* _Objective_
All of the data should be output character for character, except the pictures.
━━━━━ Data section
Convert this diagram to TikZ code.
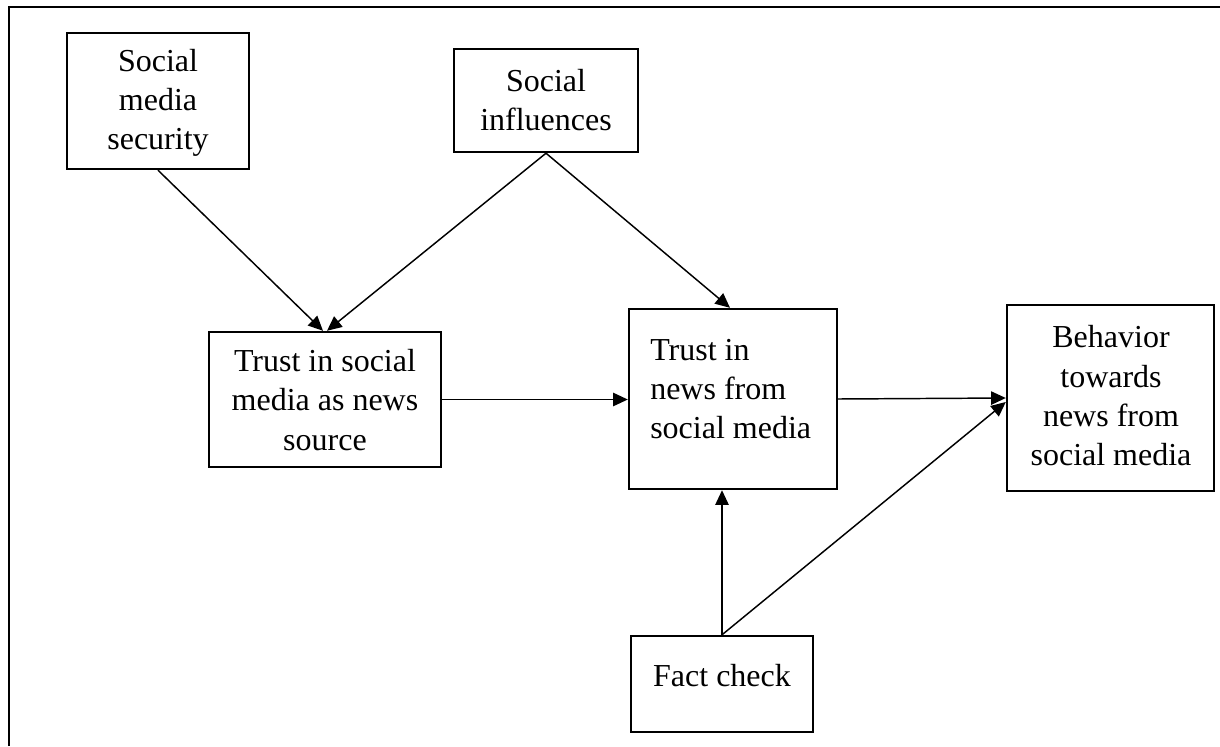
\documentclass[tikz,border=0pt]{standalone}
\usepackage{fontspec}
\setmainfont{Liberation Serif}
\usetikzlibrary{arrows.meta,fit,calc}
\begin{document}
\begin{tikzpicture}[x=0.75pt,y=-0.75pt,
  box/.style={draw, line width=1.8pt, inner sep=0pt},
  txt/.style={inner sep=0pt, align=center, font=\fontsize{24}{29.5}\selectfont},
  conn/.style={line width=1.1pt, -{Triangle[length=11pt,width=10pt]}},
  frame/.style={line width=1.6pt}]
\useasboundingbox (0,0) rectangle (1220,746);
\draw[frame] (9,746) -- (9,7) -- (1220,7);
% boxes
\node[box, fit={(67,33) (249,169)}] (sms) {};
\node[box, fit={(454,49) (638,152)}] (si) {};
\node[box, fit={(209,332) (441,467)}] (tsm) {};
\node[box, fit={(629,309) (837,489)}] (tn) {};
\node[box, fit={(1007,305) (1214,491)}] (beh) {};
\node[box, fit={(631,636) (813,732)}] (fc) {};
% texts
\node[txt] (smst) at (158,103) {Social\\media\\security};
\node[txt] (sit) at (546,100) {Social\\influences};
\node[txt] (tsmt) at (325,400) {Trust in social\\media as news\\source};
\node[txt, align=left, anchor=west] (tnt) at (650,389) {Trust in\\news from\\social media};
\node[txt] (beht) at (1111,396) {Behavior\\towards\\news from\\social media};
\node[txt] (fct) at (722,676) {Fact check};
% connectors
\draw[conn] (sms.south) -- ($(tsm.north)+(-2,0)$);
\draw[conn] (si.south) -- ($(tsm.north)+(2,0)$);
\draw[conn] (si.south) -- ($(tn.north)+(-3,0)$);
\draw[conn] (tsm.east) -- (tsm.east -| tn.west);
\draw[conn] (tn.east) -- (beh.west);
\draw[conn] (fc.north) -- (fc.north |- tn.south);
\draw[conn] (fc.north) -- ($(beh.west)+(0,4)$);
\end{tikzpicture}
\end{document}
━━━━━━━━━━
* _Exercise solution_
Convert this diagram to TikZ code.
\documentclass[tikz,border=0pt]{standalone}
\usepackage{fontspec}
\setmainfont{Liberation Serif}
\usetikzlibrary{arrows.meta,fit,calc}
\begin{document}
\begin{tikzpicture}[x=0.75pt,y=-0.75pt,
  box/.style={draw, line width=1.8pt, inner sep=0pt},
  txt/.style={inner sep=0pt, align=center, font=\fontsize{24}{29.5}\selectfont},
  conn/.style={line width=1.1pt, -{Triangle[length=11pt,width=10pt]}},
  frame/.style={line width=1.6pt}]
\useasboundingbox (0,0) rectangle (1220,746);
\draw[frame] (9,746) -- (9,7) -- (1220,7);
% boxes
\node[box, fit={(67,33) (249,169)}] (sms) {};
\node[box, fit={(454,49) (638,152)}] (si) {};
\node[box, fit={(209,332) (441,467)}] (tsm) {};
\node[box, fit={(629,309) (837,489)}] (tn) {};
\node[box, fit={(1007,305) (1214,491)}] (beh) {};
\node[box, fit={(631,636) (813,732)}] (fc) {};
% texts
\node[txt] (smst) at (158,103) {Social\\media\\security};
\node[txt] (sit) at (546,100) {Social\\influences};
\node[txt] (tsmt) at (325,400) {Trust in social\\media as news\\source};
\node[txt, align=left, anchor=west] (tnt) at (650,389) {Trust in\\news from\\social media};
\node[txt] (beht) at (1111,396) {Behavior\\towards\\news from\\social media};
\node[txt] (fct) at (722,676) {Fact check};
% connectors
\draw[conn] (sms.south) -- ($(tsm.north)+(-2,0)$);
\draw[conn] (si.south) -- ($(tsm.north)+(2,0)$);
\draw[conn] (si.south) -- ($(tn.north)+(-3,0)$);
\draw[conn] (tsm.east) -- (tsm.east -| tn.west);
\draw[conn] (tn.east) -- (beh.west);
\draw[conn] (fc.north) -- (fc.north |- tn.south);
\draw[conn] (fc.north) -- ($(beh.west)+(0,4)$);
\end{tikzpicture}
\end{document}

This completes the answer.